Simplest is the (unique) srg(9,4,1,2):
To me, this is the Paley graph of order 9; such graphs capture information about finite fields, with applications to number theory. But in addition, it’s: a conference graph; toroidal; locally linear; and the graph of the triangular duoprism (from 4 dimensional geometry). It also represents the possible moves of a rook on a 3-by-3 chessboard. Quite a lot for 9 vertices and 18 edges!
- The next smallest possibility is the Conway 99-graph.
- From there, we jump to an srg(243,22,1,2). Remarkably, this does exist, and can be constructed by tying together ideas from coding theory, group theory and graph theory. The result is the Berlekamp–van Lint–Seidel graph, which I won’t attempt to draw!

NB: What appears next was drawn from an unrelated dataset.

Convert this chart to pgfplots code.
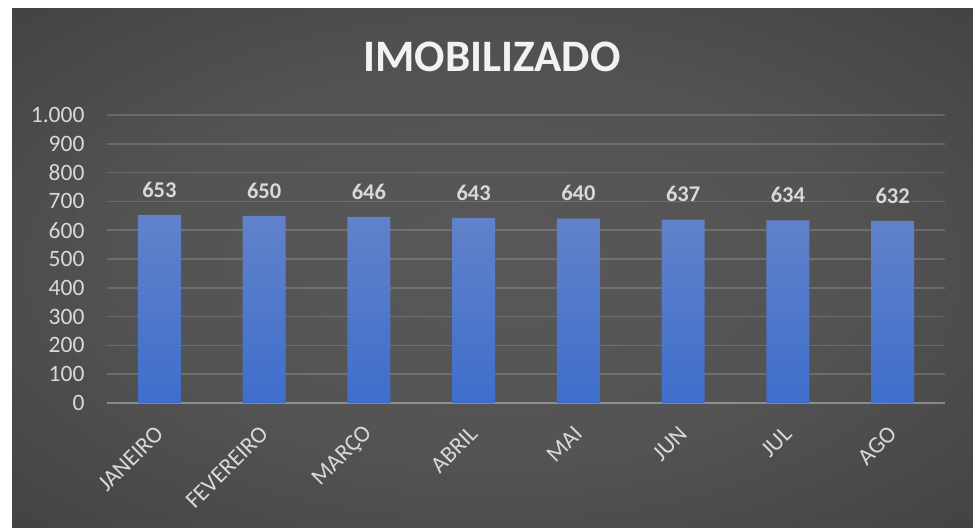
\documentclass[border=0pt]{standalone}
\usepackage{pgfplots}
\pgfplotsset{compat=1.18}
\usepackage{fontspec}
\setmainfont{Carlito}
\definecolor{bgin}{RGB}{88,88,88}
\definecolor{bgmid}{RGB}{58,58,58}
\definecolor{bgout}{RGB}{36,36,36}
\definecolor{bartop}{RGB}{98,130,202}
\definecolor{barbot}{RGB}{62,110,204}
\definecolor{txt}{RGB}{217,217,217}
\definecolor{gridc}{RGB}{255,255,255}
\pgfdeclareradialshading{bgshade}{\pgfpoint{0bp}{0bp}}{color(0bp)=(bgin); color(18bp)=(bgin!85!bgmid); color(45bp)=(bgmid); color(71bp)=(bgout)}
\begin{document}
\begin{tikzpicture}[x=1pt,y=1pt]
\fill[white] (0,0) rectangle (973,527);
\shade[shading=bgshade] (12,0) rectangle (973,518);
\node[text=white!95!black, font=\fontsize{45}{52}\selectfont\bfseries, anchor=center] at (492,470) {IMOBILIZADO};
\begin{axis}[
  at={(107pt,124pt)}, anchor=south west,
  scale only axis, width=838pt, height=288pt,
  xmin=-0.5, xmax=7.5, ymin=0, ymax=1000,
  ytick={0,100,...,1000},
  xtick={0,...,7},
  xticklabels={JANEIRO,FEVEREIRO,MARÇO,ABRIL,MAI,JUN,JUL,AGO},
  axis line style={draw=none},
  major tick length=0pt,
  xmajorgrids=false,
  ymajorgrids=true, grid style={draw=gridc, opacity=0.16, line width=1.5pt},
  tick label style={text=txt, font=\fontsize{23.5}{27}\selectfont},
  /pgf/number format/assume math mode=true,
  /pgf/number format/.cd, 1000 sep={.}, /pgfplots/.cd,
  yticklabel style={anchor=east, xshift=-19pt},
  xticklabel style={rotate=45, anchor=east, inner sep=0pt},
  xticklabel shift=27pt,
  clip=false,
]
\addplot[draw=gridc, draw opacity=0.22, line width=1.5pt] coordinates {(-0.5,0) (7.5,0)};
\addplot[ybar, bar width=43pt, draw=none, top color=bartop, bottom color=barbot,
  nodes near coords,
  every node near coord/.append style={text=txt, font=\fontsize{22.5}{26}\selectfont\bfseries, anchor=south, yshift=14pt},
] coordinates {(0,653) (1,650) (2,646) (3,643) (4,640) (5,637) (6,634) (7,632)};
\end{axis}
\end{tikzpicture}
\end{document}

The other two possibilities remain open problems:
Does an srg(6273,112,1,2) exist?
Does an srg(494019,994,1,2) exist?
Through a variety of smart search techniques (some of which we’ll consider in the next post), it has been possible to test all the potential parameters corresponding to small strongly regular graphs, where small currently means at most 64 vertices; see the collection of Ted Spence. As the Berlekamp–van Lint–Seidel graph shows, there are larger parameter choices for which strongly regular graphs are known to exist. There are also potentially valid parameters for larger graphs whose existence has been ruled out – for instance, there is no srg(96,38,10,18), but that fact does not immediately follow from the parameters.

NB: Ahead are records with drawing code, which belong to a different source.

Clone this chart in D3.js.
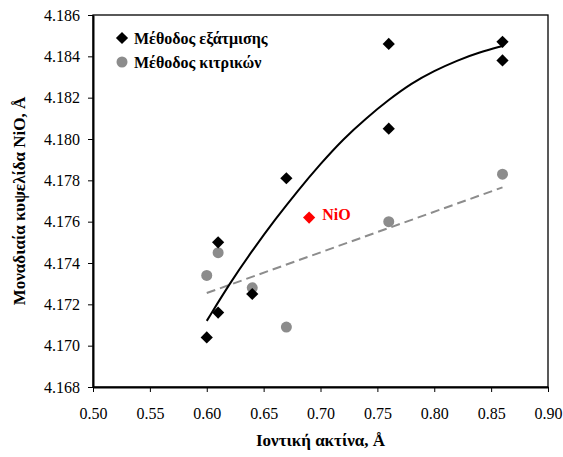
<!DOCTYPE html>
<html>
<head>
<meta charset="utf-8">
<script src="https://cdn.jsdelivr.net/npm/d3@7"></script>
<style>
  body { margin: 0; background: #fff; }
  text { font-family: "Liberation Serif", "Times New Roman", serif; }
</style>
</head>
<body>
<div id="chart"></div>
<script>
// data
const evapX = [0.60, 0.61, 0.61, 0.64, 0.67, 0.76, 0.76, 0.86, 0.86];
const evapY = [4.1704, 4.1716, 4.1750, 4.1725, 4.1781, 4.1846, 4.1805, 4.1847, 4.1838];
const citrX = [0.60, 0.61, 0.64, 0.67, 0.76, 0.86];
const citrY = [4.1734, 4.1745, 4.1728, 4.1709, 4.1760, 4.1783];
const nioX = [0.69];
const nioY = [4.1762];
// points along the black trend curve
const trendX = [0.60, 0.62, 0.64, 0.66, 0.68, 0.70, 0.72, 0.74, 0.76, 0.78, 0.80, 0.82, 0.84, 0.86];
const trendY = [4.1712, 4.1730, 4.1746, 4.1761, 4.1775, 4.1788, 4.1800, 4.1810, 4.1819, 4.1827, 4.1833, 4.1838, 4.1842, 4.1845];
const xTicks = [0.50, 0.55, 0.60, 0.65, 0.70, 0.75, 0.80, 0.85, 0.90];
const yTicks = [4.168, 4.170, 4.172, 4.174, 4.176, 4.178, 4.180, 4.182, 4.184, 4.186];
const legendNames = ["Μέθοδος εξάτμισης", "Μέθοδος κιτρικών"];

const W = 563, H = 457;
const m = {left: 93, right: 15, top: 15, bottom: 70};

const svg = d3.select("#chart").append("svg")
    .attr("width", W).attr("height", H);

const x = d3.scaleLinear().domain([0.50, 0.90]).range([m.left, W - m.right]);
const y = d3.scaleLinear().domain([4.168, 4.186]).range([H - m.bottom, m.top]);

// plot frame
svg.append("rect")
    .attr("x", x(0.50)).attr("y", y(4.186))
    .attr("width", x(0.90) - x(0.50)).attr("height", y(4.168) - y(4.186))
    .attr("fill", "none").attr("stroke", "#000").attr("stroke-width", 1.3);

// axes
const xAxis = svg.append("g")
    .attr("transform", `translate(0,${y(4.168)})`)
    .call(d3.axisBottom(x).tickValues(xTicks).tickSize(5).tickSizeOuter(0).tickPadding(16)
        .tickFormat(d3.format(".2f")));
const yAxis = svg.append("g")
    .attr("transform", `translate(${x(0.50)},0)`)
    .call(d3.axisLeft(y).tickValues(yTicks).tickSize(5).tickSizeOuter(0).tickPadding(8)
        .tickFormat(d3.format(".3f")));
[xAxis, yAxis].forEach(a => {
    a.select(".domain").attr("stroke", "#000").attr("stroke-width", 2);
    a.selectAll(".tick line").attr("stroke", "#000").attr("stroke-width", 1);
    a.selectAll(".tick text").attr("font-size", 16).attr("fill", "#000")
        .style("font-family", "'Liberation Serif', serif");
});

// grey dashed trend: least squares line through the citrate series
const linFit = (xs, ys) => {
    const mx = d3.mean(xs), my = d3.mean(ys);
    const sxy = d3.sum(xs, (v, i) => (v - mx) * (ys[i] - my));
    const sxx = d3.sum(xs, v => (v - mx) * (v - mx));
    const b = sxy / sxx;
    return t => my + b * (t - mx);
};
const fCitr = linFit(citrX, citrY);
const lineEnds = [d3.min(citrX), d3.max(citrX)];

svg.append("path")
    .attr("d", d3.line().x(d => x(d)).y(d => y(fCitr(d)))(lineEnds))
    .attr("fill", "none").attr("stroke", "#8c8c8c").attr("stroke-width", 2)
    .attr("stroke-dasharray", "9,5");

// black trend curve
svg.append("path")
    .datum(trendX)
    .attr("d", d3.line().curve(d3.curveBasis).x(d => x(d)).y((d, i) => y(trendY[i])))
    .attr("fill", "none").attr("stroke", "#000").attr("stroke-width", 2);

// markers
const diamond = d3.symbol().type(d3.symbolDiamond2).size(95);
svg.selectAll("circle.citr").data(citrX).enter().append("circle")
    .attr("class", "citr")
    .attr("cx", d => x(d)).attr("cy", (d, i) => y(citrY[i]))
    .attr("r", 5.5).attr("fill", "#8c8c8c");
svg.selectAll("path.evap").data(evapX).enter().append("path")
    .attr("class", "evap")
    .attr("d", diamond)
    .attr("transform", (d, i) => `translate(${x(d)},${y(evapY[i])})`)
    .attr("fill", "#000");
svg.selectAll("path.nio").data(nioX).enter().append("path")
    .attr("class", "nio")
    .attr("d", diamond)
    .attr("transform", (d, i) => `translate(${x(d)},${y(nioY[i])})`)
    .attr("fill", "#ff0000");
svg.append("text")
    .attr("x", x(nioX[0]) + 13).attr("y", y(nioY[0]) + 2)
    .attr("font-size", 16).attr("font-weight", "bold").attr("fill", "#ff0000")
    .text("NiO");

// legend
const lg = svg.append("g").attr("transform", "translate(122,38)");
lg.append("path").attr("d", diamond).attr("fill", "#000");
lg.append("circle").attr("cy", 24).attr("r", 5.5).attr("fill", "#8c8c8c");
lg.selectAll("text").data(legendNames).enter().append("text")
    .attr("x", 12).attr("y", (d, i) => i * 24 + 5.5)
    .attr("font-size", 16).attr("font-weight", "bold").attr("fill", "#000")
    .text(d => d);

// axis titles
svg.append("text")
    .attr("x", (x(0.50) + x(0.90)) / 2).attr("y", 446)
    .attr("text-anchor", "middle").attr("font-size", 17).attr("font-weight", "bold")
    .text("Ιοντική ακτίνα, Å");
svg.append("text")
    .attr("transform", `translate(25,${(y(4.168) + y(4.186)) / 2}) rotate(-90)`)
    .attr("text-anchor", "middle").attr("font-size", 17).attr("font-weight", "bold")
    .text("Μοναδιαία κυψελίδα NiO, Å");
</script>
</body>
</html>
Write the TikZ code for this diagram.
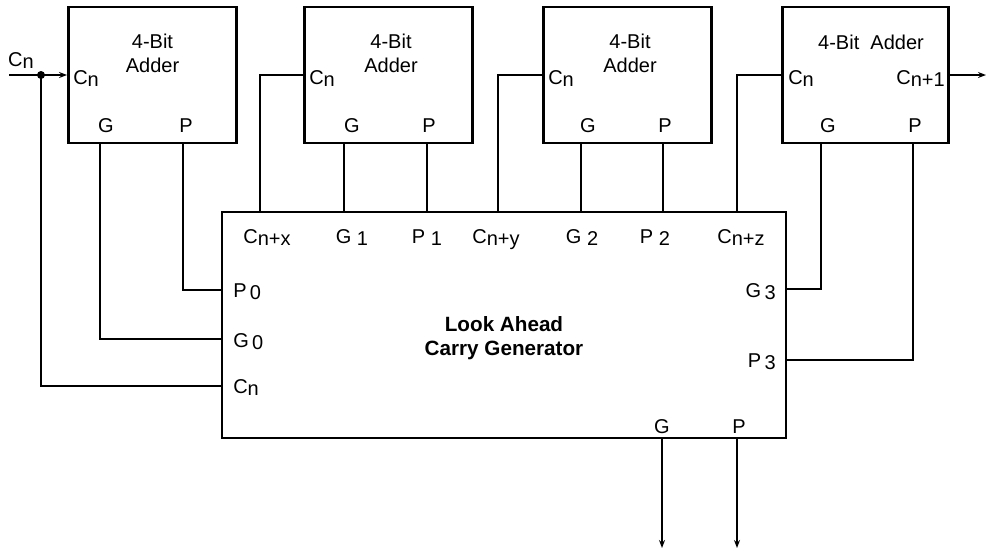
\documentclass[tikz,border=0pt]{standalone}
\usepackage{fontspec}
\setmainfont{Liberation Sans}
\usetikzlibrary{arrows.meta}

\newcommand{\lo}[1]{\raisebox{-2pt}{#1}}

\tikzset{
  box/.style={draw, line width=2.2pt, inner sep=0pt},
  adder/.style={box, minimum width=126pt, minimum height=102pt},
  wire/.style={line width=1.1pt},
  sig/.style={wire, -{Stealth[length=6pt,width=4.5pt]}},
  pin/.style={inner sep=0pt},
}

\begin{document}
\begin{tikzpicture}[x=0.75pt, y=-0.75pt, font=\fontsize{15}{18}\selectfont]
    \useasboundingbox (0,0) rectangle (989,551);

    % four adders and the carry generator
    \node[adder] (add1) at (152.5,75) {};
    \node[adder] (add2) at (388.5,75) {};
    \node[adder] (add3) at (627.5,75) {};
    \node[adder, minimum width=124pt] (add4) at (865.5,75) {};
    \node[box, minimum width=423pt, minimum height=169.5pt] (lacg) at (504,325) {};

    \node[align=center] (tit1) at (152.5,53) {4-Bit\\Adder};
    \node[align=center] (tit2) at (391,53) {4-Bit\\Adder};
    \node[align=center] (tit3) at (630,53) {4-Bit\\Adder};
    \node (tit4) at (871,42) {4-Bit\ \ Adder};
    \node[align=center, font=\fontsize{15.5}{18}\selectfont\bfseries] (tit5) at (504,338) {Look Ahead\\Carry Generator};

    % pins of the adders
    \node[pin, anchor=base west] (a1c) at (73,84) {C\lo{n}};
    \node[pin, anchor=base west] (a2c) at (309,84) {C\lo{n}};
    \node[pin, anchor=base west] (a3c) at (548,84) {C\lo{n}};
    \node[pin, anchor=base west] (a4c) at (788,84) {C\lo{n}};
    \node[pin, anchor=base east] (a4o) at (945,84) {C\lo{n+1}};
    \node[pin, anchor=base] (a1g) at (106,132) {G};
    \node[pin, anchor=base] (a1p) at (186,132) {P};
    \node[pin, anchor=base] (a2g) at (352,132) {G};
    \node[pin, anchor=base] (a2p) at (429,132) {P};
    \node[pin, anchor=base] (a3g) at (588,132) {G};
    \node[pin, anchor=base] (a3p) at (665,132) {P};
    \node[pin, anchor=base] (a4g) at (828,132) {G};
    \node[pin, anchor=base] (a4p) at (915,132) {P};

    % pins of the carry generator
    \node[pin, anchor=base] (lcx) at (267,243) {C\lo{n+x}};
    \node[pin, anchor=base] (lg1) at (352,243) {G~\lo{1}};
    \node[pin, anchor=base] (lp1) at (427,243) {P~\lo{1}};
    \node[pin, anchor=base] (lcy) at (496,243) {C\lo{n+y}};
    \node[pin, anchor=base] (lg2) at (582,243) {G~\lo{2}};
    \node[pin, anchor=base] (lp2) at (655,243) {P~\lo{2}};
    \node[pin, anchor=base] (lcz) at (741,243) {C\lo{n+z}};
    \node[pin, anchor=base west] (lp0) at (233,297) {P\,\lo{0}};
    \node[pin, anchor=base west] (lg0) at (233,347) {G\,\lo{0}};
    \node[pin, anchor=base west] (lcn) at (233,393) {C\lo{n}};
    \node[pin, anchor=base east] (lg3) at (776,297) {G\,\lo{3}};
    \node[pin, anchor=base east] (lp3) at (776,367) {P\,\lo{3}};
    \node[pin, anchor=base] (lgo) at (662,433) {G};
    \node[pin, anchor=base] (lpo) at (739,433) {P};

    % carry in
    \node[pin, anchor=base] (cin) at (21,66) {C\lo{n}};
    \coordinate (cstart) at (9,75);
    \coordinate (cdot) at (41,75);
    \coordinate (cout) at (986,75);
    \coordinate (gout) at (662,548);
    \coordinate (pout) at (737,548);
    \draw[sig] (cstart) -- (add1.west);
    \fill (cdot) circle (3pt);
    \draw[wire] (cdot) |- (lacg.west |- 0,386);

    % wires from the adders
    \draw[wire] (add1.south -| 100,0) |- (lacg.west |- 0,339);
    \draw[wire] (add1.south -| 183,0) |- (lacg.west |- 0,290);
    \draw[wire] (add2.west) -| (lacg.north -| 260,0);
    \draw[wire] (add2.south -| 344,0) -- (lacg.north -| 344,0);
    \draw[wire] (add2.south -| 427,0) -- (lacg.north -| 427,0);
    \draw[wire] (add3.west) -| (lacg.north -| 498,0);
    \draw[wire] (add3.south -| 581,0) -- (lacg.north -| 581,0);
    \draw[wire] (add3.south -| 663,0) -- (lacg.north -| 663,0);
    \draw[wire] (add4.west) -| (lacg.north -| 737,0);
    \draw[wire] (add4.south -| 821,0) |- (lacg.east |- 0,289);
    \draw[wire] (add4.south -| 913,0) |- (lacg.east |- 0,360);
    \draw[sig] (add4.east) -- (cout);

    % group outputs
    \draw[sig] (lacg.south -| gout) -- (gout);
    \draw[sig] (lacg.south -| pout) -- (pout);
\end{tikzpicture}
\end{document}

Andries E. Brouwer maintains a summary of the possibilities and their current status. From there, we note that the following remains open
Does an srg(65,32,15,16) exist?
But a resolution in the negative (or a full description if solutions do exist) would extend the classification to graphs of at most 68 vertices (as we already know of the 66 vertex examples, and that there are no suitable parameters for 67 or 68 vertices).

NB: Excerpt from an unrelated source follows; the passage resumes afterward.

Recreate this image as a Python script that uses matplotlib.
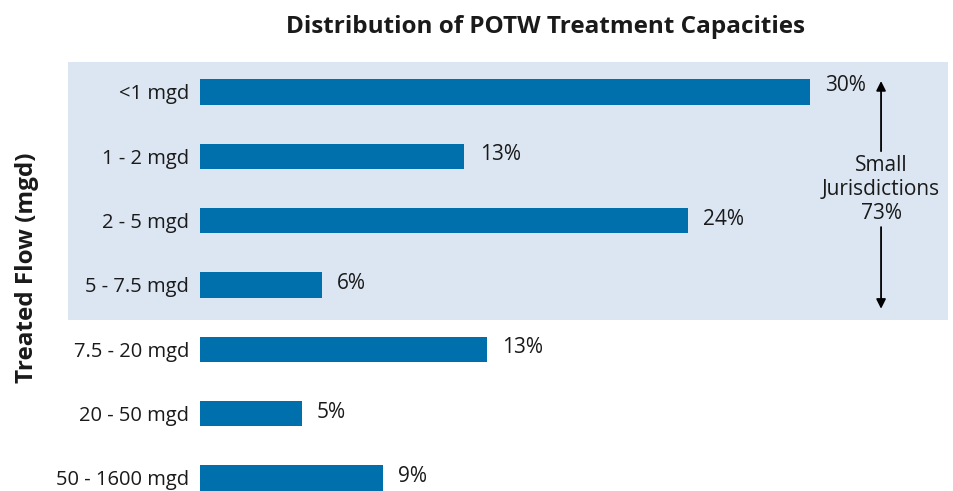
import matplotlib

matplotlib.use("Agg")

import matplotlib.pyplot as plt
from matplotlib.patches import Rectangle

plt.rcParams["font.family"] = ["Open Sans", "DejaVu Sans"]

categories = ["<1 mgd", "1 - 2 mgd", "2 - 5 mgd", "5 - 7.5 mgd",
              "7.5 - 20 mgd", "20 - 50 mgd", "50 - 1600 mgd"]
# bar lengths as drawn (the 7.5-20 bar is drawn a little longer than its label)
bar_lengths = [30, 13, 24, 6, 14.1, 5, 9]
share_labels = ["30%", "13%", "24%", "6%", "13%", "5%", "9%"]
small_label = "Small\nJurisdictions\n73%"

BAR = "#0070ad"
SHADE = "#dce6f2"
TXT = "#1a1a1a"

fig = plt.figure(figsize=(9.54, 4.91), dpi=100)
ax = fig.add_axes([200 / 954, 0, 748 / 954, (491 - 62) / 491])
ax.set_facecolor("none")

# shaded band behind the small-jurisdiction rows
ax.add_patch(Rectangle((68 / 954, (491 - 320) / 491), 880 / 954, 258 / 491,
                       transform=fig.transFigure, facecolor=SHADE,
                       edgecolor="none", zorder=0, clip_on=False))

ypos = list(range(len(categories)))
ax.barh(ypos, bar_lengths, height=0.39, color=BAR, zorder=2)
for i, (y, v, lab) in enumerate(zip(ypos, bar_lengths, share_labels)):
    dy = 5 if i == 0 else 1
    ax.annotate(lab, (v, y), xytext=(11, dy), textcoords="offset points",
                va="center", ha="left", fontsize=15, color=TXT)

ax.set_xlim(0, 748 / 20.33)
ax.set_ylim(6 + 13 / 64.33, -0.466)
ax.set_yticks(ypos)
ax.set_yticklabels(categories, fontsize=14.5, color=TXT)
ax.tick_params(axis="y", length=0, pad=8)
ax.set_xticks([])
for s in ax.spines.values():
    s.set_visible(False)

# arrow annotation for small jurisdictions
ax_x = 33.5
ax.annotate("", xy=(ax_x, -0.17), xytext=(ax_x, 0.92),
            arrowprops=dict(arrowstyle="-|>", color="black", lw=1.3,
                            mutation_scale=14, shrinkA=0, shrinkB=0))
ax.annotate("", xy=(ax_x, 3.37), xytext=(ax_x, 2.1),
            arrowprops=dict(arrowstyle="-|>", color="black", lw=1.3,
                            mutation_scale=14, shrinkA=0, shrinkB=0))
ax.text(ax_x, 1.52, small_label, ha="center", va="center", fontsize=15,
        color=TXT, linespacing=1.2)

fig.text(545 / 954, 1 - 27 / 491, "Distribution of POTW Treatment Capacities",
         ha="center", va="center", fontsize=17.5, fontweight="bold", color=TXT)
fig.text(27 / 954, 1 - 268 / 491, "Treated Flow (mgd)", rotation=90,
         ha="center", va="center", fontsize=17.5, fontweight="bold", color=TXT)

fig.savefig("out.png", dpi=100)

A hypothetical Moore graph
As these examples show, the difficulty of finding (or proving non-existence of) strongly regular graphs does not correspond neatly to the number of vertices. The smaller the other parameters, the fewer edges that need to be considered and thus the easier it is to identify forbidden subgraph structures. The most extreme case is λ = 0 – which requires the graph to be triangle-free – and μ = 1. A strongly regular graph that satisfies both of these conditions would be a Moore graph; the only barrier to our complete understanding of such graphs is the following question:
Does an srg(3250,57,0,1) exist?
The existence of a Conway 99-graph (or of any of the other srgs I’ve called out above) is precisely my kind of problem: the statement is easy to understand; a (positive) solution would be easy to verify; but it’s not easy to get from statement to solution! As we’ve seen, in some cases clever constructions can be used to directly manufacture strongly regular graphs, and instances of existing families of graphs may turn out to have strong regularity as a feature. In the next post we’ll consider instead how we might ‘grow’ a solution through careful consideration of a series of subgraphs. As well as being used in the large scale searches of Spence et al, this is precisely the technique I used for my work on (non)cyclotomic graphs back in the day, so I was keen to revisit it and see how far I could get in a different context.